Christianity in Japan was introduced by a couple of Jesuit fathers from Spain in 1549. In September 1549, one of the fathers was granted permission to create the first Catholic mission in Japan. Japan’s hope was to create a trade relationship with Europe. However, Christianity increasingly became a threat, with the following consequence of Catholics being persecuted. Christianity then became forbidden, and the Japanese Catholics that continued to follow the faith were killed.
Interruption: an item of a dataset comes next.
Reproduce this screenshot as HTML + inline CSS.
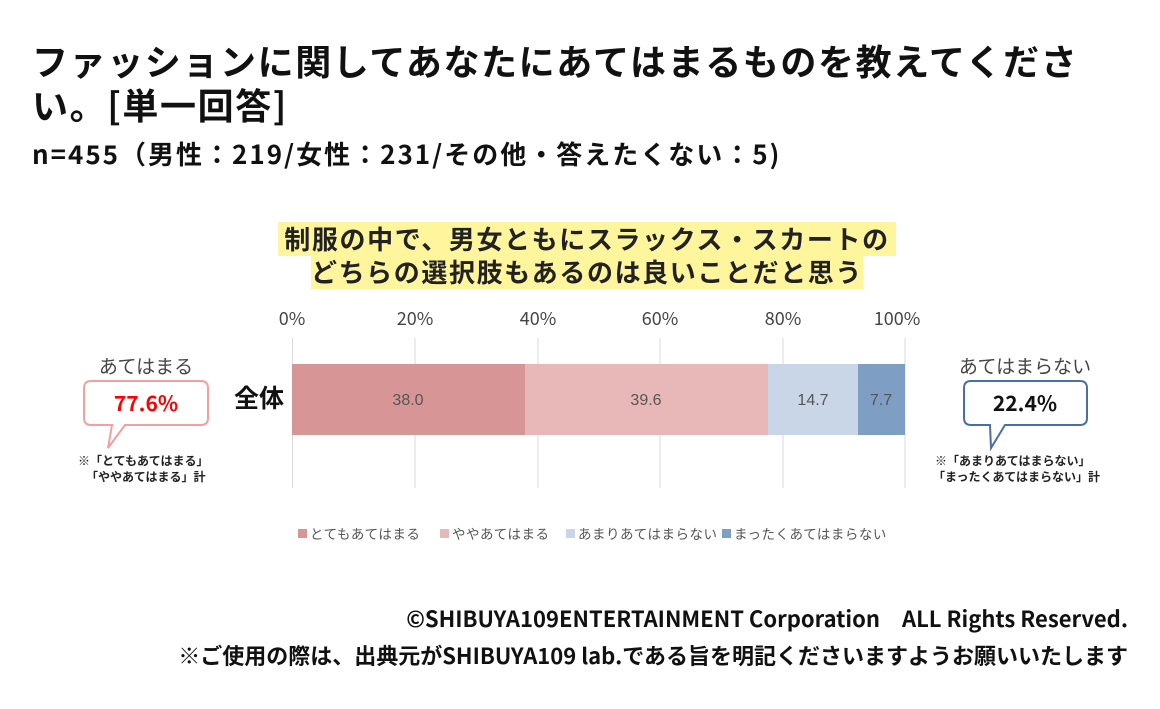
<!DOCTYPE html><html><head><meta charset="utf-8"><style>
body{margin:0;width:1160px;height:709px;background:#fff;position:relative;overflow:hidden;font-family:"Noto Sans CJK JP","Liberation Sans",sans-serif;}
.a{position:absolute;white-space:nowrap}
</style></head><body>
<div class="a" style="left:32px;top:38px;font-size:36px;letter-spacing:1.6px;font-weight:bold;line-height:44px;color:#111">ファッションに関してあなたにあてはまるものを教えてくださ<br>い。[単一回答]</div>
<div class="a" style="left:32px;top:137px;font-size:26px;letter-spacing:2px;font-weight:bold;line-height:34px;color:#111">n=455（男性：219/女性：231/その他・答えたくない：5)</div>
<div class="a" style="left:278px;top:222px;width:618px;height:34px;background:#fff59d"></div>
<div class="a" style="left:311px;top:256px;width:552px;height:33px;background:#fff59d"></div>
<div class="a" style="left:278px;top:222px;width:618px;text-align:center;font-size:26px;letter-spacing:1.6px;font-weight:bold;line-height:33px;color:#222">制服の中で、男女ともにスラックス・スカートの<br>どちらの選択肢もあるのは良いことだと思う</div>
<svg class="a" style="left:0;top:0" width="1160" height="709">
<g stroke="#d9d9d9" stroke-width="1">
<line x1="292.5" y1="338" x2="292.5" y2="488"/><line x1="415" y1="338" x2="415" y2="488"/><line x1="538" y1="338" x2="538" y2="488"/><line x1="660" y1="338" x2="660" y2="488"/><line x1="783" y1="338" x2="783" y2="488"/><line x1="905" y1="338" x2="905" y2="488"/></g>
<rect x="292" y="364" width="233" height="71" fill="#d79595"/>
<rect x="525" y="364" width="243" height="71" fill="#e8b8b8"/>
<rect x="768" y="364" width="90" height="71" fill="#c9d6e8"/>
<rect x="858" y="364" width="47" height="71" fill="#7f9ec4"/>
<g font-size="16" fill="#555" text-anchor="middle" font-family="Liberation Sans,sans-serif">
<text x="408" y="405">38.0</text><text x="646" y="405">39.6</text><text x="813" y="405">14.7</text><text x="881" y="405">7.7</text></g>
<g font-size="18" fill="#444" text-anchor="middle">
<text x="292" y="325">0%</text><text x="415" y="325">20%</text><text x="538" y="325">40%</text><text x="660" y="325">60%</text><text x="783" y="325">80%</text><text x="897" y="325">100%</text></g>
<text x="234" y="407" font-size="25" font-weight="bold" fill="#111">全体</text>
<path d="M91,381 H201 Q208,381 208,388 V418 Q208,425 201,425 H125 L108,448 L112,425 H91 Q84,425 84,418 V388 Q84,381 91,381Z" fill="#fff" stroke="#f0a0a0" stroke-width="2"/>
<path d="M971,381 H1080 Q1087,381 1087,388 V418 Q1087,425 1080,425 H1005 L991,448 L990,425 H971 Q964,425 964,418 V388 Q964,381 971,381Z" fill="#fff" stroke="#4a6fa0" stroke-width="2"/>
<text x="146" y="411" font-size="21" font-weight="bold" fill="#f00" text-anchor="middle">77.6%</text>
<text x="1025" y="411" font-size="21" font-weight="bold" fill="#111" text-anchor="middle">22.4%</text>
<text x="146" y="373" font-size="19" fill="#444" text-anchor="middle">あてはまる</text>
<text x="1025" y="373" font-size="19" fill="#444" text-anchor="middle">あてはまらない</text>
<g font-size="12" font-weight="bold" fill="#222">
<text x="78" y="465">※「とてもあてはまる」</text><text x="86" y="481">「ややあてはまる」計</text>
<text x="935" y="465">※「あまりあてはまらない」</text><text x="933" y="481">「まったくあてはまらない」計</text></g>
<g font-size="13.5" fill="#555" letter-spacing="0.5">
<rect x="298" y="529" width="9" height="9" fill="#d79595"/><text x="310" y="539">とてもあてはまる</text>
<rect x="440" y="529" width="9" height="9" fill="#e8b8b8"/><text x="452" y="539">ややあてはまる</text>
<rect x="566" y="529" width="9" height="9" fill="#c9d6e8"/><text x="578" y="539">あまりあてはまらない</text>
<rect x="722" y="529" width="9" height="9" fill="#7f9ec4"/><text x="734" y="539">まったくあてはまらない</text></g>
</svg>
<div class="a" style="right:32px;top:600px;font-size:22px;font-weight:bold;color:#111;text-align:right;line-height:37px">©SHIBUYA109ENTERTAINMENT Corporation　ALL Rights Reserved.<br>※ご使用の際は、出典元がSHIBUYA109 lab.である旨を明記くださいますようお願いいたします</div>
</body></html>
The story of one Japanese martyr began through the act of conversion with the aid of a Franciscan missionary. Francis was a physician who became a Catholic in the sixteenth century. After his conversion, he became a Franciscan tertiary, whose duty was to preach the good news of our Lord Jesus Christ and to make God known and loved everywhere; as well as a catechist, whose duty was to teach the principles of Christianity with the aid of the catechism. He would treat the sick for free and offer religious teaching for free to those that sought it.
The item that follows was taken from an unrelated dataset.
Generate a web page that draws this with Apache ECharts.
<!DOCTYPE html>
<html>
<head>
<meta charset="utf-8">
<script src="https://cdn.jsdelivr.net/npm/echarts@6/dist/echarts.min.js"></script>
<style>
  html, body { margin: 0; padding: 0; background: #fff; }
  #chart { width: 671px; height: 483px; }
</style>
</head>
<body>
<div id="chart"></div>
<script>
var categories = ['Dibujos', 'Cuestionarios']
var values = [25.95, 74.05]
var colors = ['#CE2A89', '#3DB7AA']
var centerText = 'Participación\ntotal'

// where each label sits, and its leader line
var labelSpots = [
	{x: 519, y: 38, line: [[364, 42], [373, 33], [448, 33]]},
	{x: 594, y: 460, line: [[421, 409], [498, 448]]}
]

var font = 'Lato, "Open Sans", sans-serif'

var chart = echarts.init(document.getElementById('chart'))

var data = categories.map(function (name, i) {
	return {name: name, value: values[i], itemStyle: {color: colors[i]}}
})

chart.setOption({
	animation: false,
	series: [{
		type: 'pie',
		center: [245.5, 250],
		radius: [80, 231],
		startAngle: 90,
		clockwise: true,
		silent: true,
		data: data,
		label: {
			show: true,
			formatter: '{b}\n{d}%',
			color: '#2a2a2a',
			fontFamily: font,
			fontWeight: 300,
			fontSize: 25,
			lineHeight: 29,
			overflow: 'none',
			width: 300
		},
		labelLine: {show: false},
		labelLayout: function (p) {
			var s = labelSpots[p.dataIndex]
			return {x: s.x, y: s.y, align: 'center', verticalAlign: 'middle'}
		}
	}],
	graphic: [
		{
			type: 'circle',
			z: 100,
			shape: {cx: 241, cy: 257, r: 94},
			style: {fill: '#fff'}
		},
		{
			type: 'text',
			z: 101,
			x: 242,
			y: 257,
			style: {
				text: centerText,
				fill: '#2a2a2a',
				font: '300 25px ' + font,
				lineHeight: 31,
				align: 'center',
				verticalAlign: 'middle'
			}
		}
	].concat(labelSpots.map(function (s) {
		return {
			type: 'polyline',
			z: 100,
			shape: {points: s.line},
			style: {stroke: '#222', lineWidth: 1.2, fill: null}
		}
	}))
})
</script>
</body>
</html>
Unfortunately, the end of Francis’s life, along with 25 other devout Catholics, was ended by crucifixion Feb. 5, 1597, in Nagasaki, Japan, ordered by Toyotomi Hideyoshi. Centuries later, all 26 Catholics were canonized as martyrs by Pope Pius IX in 1862. This feast day is normally listed as Ss. Paul Miki and Companions and falls the day after the crucifixion because Saint Agatha’s feast day falls on Feb. 5.